Euza Noronha
Tem dias que a vontade é escrever sem compromisso. Falar de amor, de saudades, de sentimentos que fazem de mim o ser comum que sou. Mas assisti a uma cena que me deixou questionadora. E me lembrei de um antigo texto onde falo sobre um tema que é reincidente na minha escrita. Reincidente na vida, para ser mais exata. É a condição humana mais uma vez sendo repensada. Somos nós e o nosso retrato nem sempre pensado porque raramente visto por nós.
Num momento em que estamos todos demonstrando vários sentimentos em relação ao escancaramento da corrupção dos nossos representantes, é preciso também nos colocarmos enquanto agentes deste processo. O termo corrupção tem vários significados em qualquer dicionário. Condicionamos a associá-lo apenas ao servidor público e ao político. Mas a acepção correta da palavra é ato, processo ou efeito de corromper, modificar, adulterar as características originais de algo em causa própria ou de outrem.
Façamos então nosso exame de consciência.

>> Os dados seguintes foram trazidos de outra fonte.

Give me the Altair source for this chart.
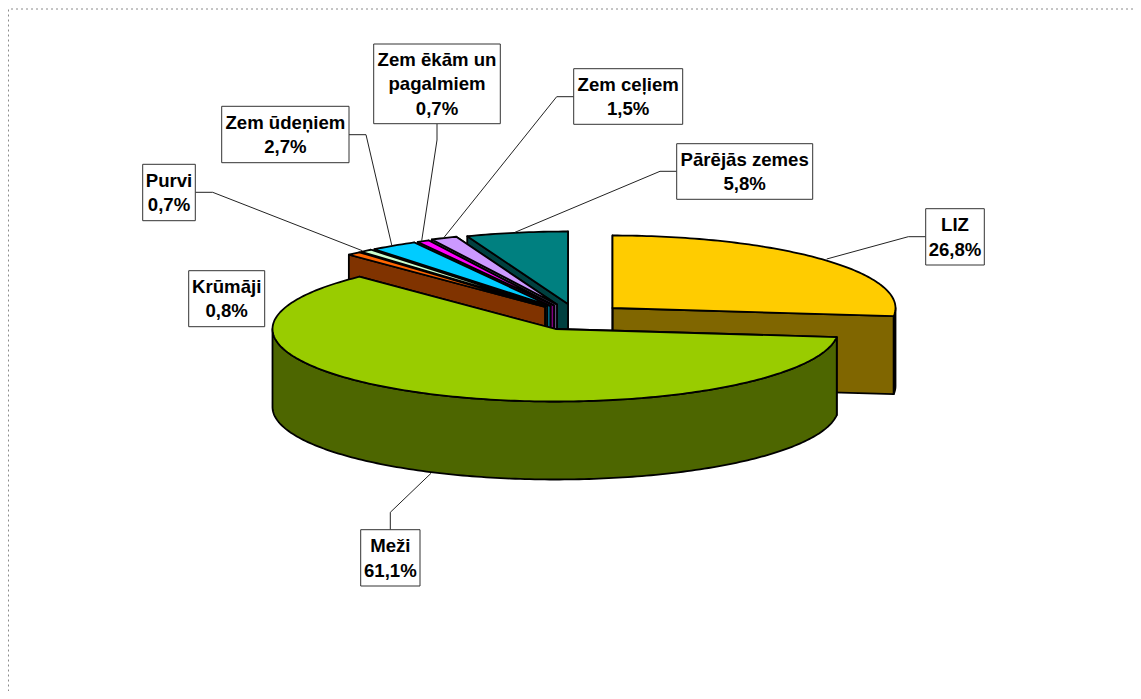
import math
import altair as alt

# ---- chart values ----
names = ["LIZ", "Meži", "Krūmāji", "Purvi", "Zem ūdeņiem", "Zem ēkām un pagalmiem", "Zem ceļiem", "Pārējās zemes"]
shares = [26.8, 61.1, 0.8, 0.7, 2.7, 0.7, 1.5, 5.8]
percent_text = ["26,8%", "61,1%", "0,8%", "0,7%", "2,7%", "0,7%", "1,5%", "5,8%"]
label_lines = [["LIZ"], ["Meži"], ["Krūmāji"], ["Purvi"], ["Zem ūdeņiem"], ["Zem ēkām un", "pagalmiem"], ["Zem ceļiem"], ["Pārējās zemes"]]
top_colors = ["#FFCC00", "#99CC00", "#FF6600", "#CCFFCC", "#00CCFF", "#FF00FF", "#CC99FF", "#008080"]
wall_colors = ["#806600", "#4D6600", "#803300", "#668066", "#006680", "#800080", "#664D80", "#004040"]

# ---- layout (image pixels) ----
OFF = 8
RX, RY, DEPTH = 283, 72.5, 78
apex = [(612.5, 308), (555.5, 329), (545, 307), (547, 306.5), (550.5, 306), (554, 305.5), (557, 304.5), (568, 304)]
boxes = [(925.7, 208.7, 984.3, 265), (360.7, 529.7, 420, 586), (188.7, 270.7, 264.7, 326.7),
         (142.7, 164.3, 195.3, 220.7), (221.7, 106.3, 349, 162.7), (373.7, 44, 500.3, 123.7),
         (573.7, 68.7, 682.7, 124.3), (676.7, 143.7, 812.7, 199.3)]
leaders = [[(925.7, 236.7), (908.3, 236.7), (826.7, 259)],
           [(390.3, 529.7), (390.3, 512.3), (431, 473.3)],
           None,
           [(195.3, 192.3), (212.7, 192.3), (362.3, 250.7)],
           [(349, 134.7), (366, 134.7), (391.7, 245)],
           [(437, 123.7), (437, 140), (421.7, 240.7)],
           [(573.7, 96.7), (556.7, 96.7), (443.3, 238.3)],
           [(676.7, 171.3), (660, 171.3), (515, 232.3)]]
LINE_H = 24.3
FONT = 18.6
EDGE = 1.8


def P(pts):
    return [[x - OFF, y - OFF] for x, y in pts]


def poly(pts, fill, stroke, sw):
    ring = P(pts)
    ring.append(ring[0])
    return {"type": "Feature", "geometry": {"type": "Polygon", "coordinates": [ring]},
            "properties": {"fill": fill, "stroke": stroke, "sw": sw}}


def line(pts, stroke, sw):
    return {"type": "Feature", "geometry": {"type": "LineString", "coordinates": P(pts)},
            "properties": {"stroke": stroke, "sw": sw}}


def rim(c, deg, dz=0):
    a = math.radians(deg)
    return (c[0] + RX * math.sin(a), c[1] - RY * math.cos(a) + dz)


def arc(c, a0, a1, dz=0):
    n = max(2, int(abs(a1 - a0)) + 2)
    return [rim(c, a0 + (a1 - a0) * i / (n - 1), dz) for i in range(n)]


total = sum(shares)
spans = []
acc = 0.0
for s in shares:
    spans.append((acc / total * 360, (acc + s) / total * 360))
    acc += s

# painter's order: back slices first, LIZ and Meži last
order = [7, 6, 5, 4, 3, 2, 0, 1]
features = []
BLACK = "#000000"
for i in order:
    a0, a1 = spans[i]
    c = apex[i]
    top, wall = top_colors[i], wall_colors[i]
    low = (c[0], c[1] + DEPTH)
    # cut faces
    for ang in (a1, a0):
        r = rim(c, ang)
        features.append(poly([c, r, (r[0], r[1] + DEPTH), low], wall, BLACK, EDGE))
    # visible outer wall
    f0, f1 = max(a0, 90), min(a1, 270)
    if f1 > f0:
        features.append(poly(arc(c, f0, f1) + arc(c, f1, f0, DEPTH), wall, BLACK, EDGE))
    # top face
    features.append(poly([c] + arc(c, a0, a1), top, BLACK, EDGE))

lines = []
for seg in leaders:
    if seg:
        lines.append(line(seg, "#222222", 1))

box_feats = [poly([(x0, y0), (x1, y0), (x1, y1), (x0, y1)], "#FFFFFF", "#333333", 1) for x0, y0, x1, y1 in boxes]

text_rows = []
for i, b in enumerate(boxes):
    rows = label_lines[i] + [percent_text[i]]
    cy = (b[1] + b[3]) / 2
    for k, t in enumerate(rows):
        text_rows.append({"lon": (b[0] + b[2]) / 2 - OFF,
                          "lat": cy + (k - (len(rows) - 1) / 2) * LINE_H - OFF + 0.5,
                          "t": t})

border = [line([(1133, 9), (8.5, 9), (8.5, 691)], "#8a8a8a", 1)]

proj = dict(type="identity", scale=1, translate=[0, 0])


def shapes(feats, filled=True, dash=None):
    kw = {"strokeJoin": "round"}
    if dash:
        kw["strokeDash"] = dash
    if filled:
        mark = alt.Chart(alt.Data(values=feats)).mark_geoshape(**kw).encode(
            fill=alt.Fill("properties.fill:N", scale=None),
            stroke=alt.Stroke("properties.stroke:N", scale=None),
            strokeWidth=alt.StrokeWidth("properties.sw:Q", scale=None),
        )
    else:
        mark = alt.Chart(alt.Data(values=feats)).mark_geoshape(filled=False, **kw).encode(
            stroke=alt.Stroke("properties.stroke:N", scale=None),
            strokeWidth=alt.StrokeWidth("properties.sw:Q", scale=None),
        )
    return mark.project(**proj)


labels = alt.Chart(alt.Data(values=text_rows)).mark_text(
    font="Liberation Sans", fontWeight="bold", fontSize=FONT, color="#000000", align="center", baseline="middle"
).encode(longitude="lon:Q", latitude="lat:Q", text="t:N").project(**proj)

chart = alt.layer(
    shapes(border, filled=False, dash=[2, 3]),
    shapes(features),
    shapes(lines, filled=False),
    shapes(box_feats),
    labels,
).properties(width=1125, height=683, padding=0, autosize=alt.AutoSizeParams(type="none"), background="#FFFFFF"
).configure_view(stroke=None)

chart.save("out.html", embed_options={"renderer": "svg", "actions": False})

Quantas vezes na vida nos colocamos frente a uma situação em que está em nossas mãos mudar o rumo ou a característica de algo a nosso favor ou a favor de alguém que nos interessa? E quantas vezes retrocedemos em nome da nossa própria honestidade? Não estou me referindo aos grandes escândalos, mas a pequenezas como usar de amizades para ganhar uma vaga de emprego, para não enfrentar uma fila, para obter vantagens numa compra qualquer.
Ora, dirão, mas é indecente comparar isto ao rombo bilionário dos cofres públicos. Então eu me pergunto: aquele que é hoje capaz de ser pouco ético em situações corriqueiras terá ética numa situação de poder? Aquele que não se sente prejudicando ao usar de influência para levar alguma pequena vantagem ou é valorizado por sua esperteza, sentir-se-á roubando ao ficar com o dinheiro do estado – que na visão comum é de todos nós e assim sendo é também deste cidadão que está em posição de usá-lo em benefício próprio?
Honestidade é caráter e caráter é formação familiar. Não se aprende a ser honesto na escola. Não há universidade capaz de formar um sujeito honesto. Mas aprende-se na convivência diária lá na primeira infância. Uma criança aprende a mentir quando assiste ao pai ou mãe ou um adulto de sua confiança mandando dizer ao telefone que não está em casa. Aprende a não ser honesta quando escuta qualquer um deles justificar uma falta ao trabalho com uma doença imaginária. Situações comuns, normais e consideradas inócuas em todas as classes sociais. Mas não o serão na formação de uma criança que olha a quem admira e confia como modelo a ser seguido e defendido.
E por aí caminham os ensinamentos que fazem de nós seres exigentes em relação à honestidade do outro, mas completamente paternais em relação à nossa própria. Talvez este seja um bom momento para repensarmos em conceitos como ética, moral e honestidade. E nos lembrarmos que é dever nosso cobrar probidade e honestidade dos nossos representantes, seja no executivo ou no legislativo. Mas é dever precípuo cobrar de nós mesmos, de nossos familiares, de nossos amigos, e até mesmo de desconhecidos, atitudes mais coerentes com a honestidade que pregamos.
Quem sabe assim ser malandro esperto deixe de ser um valor para o brasileiro?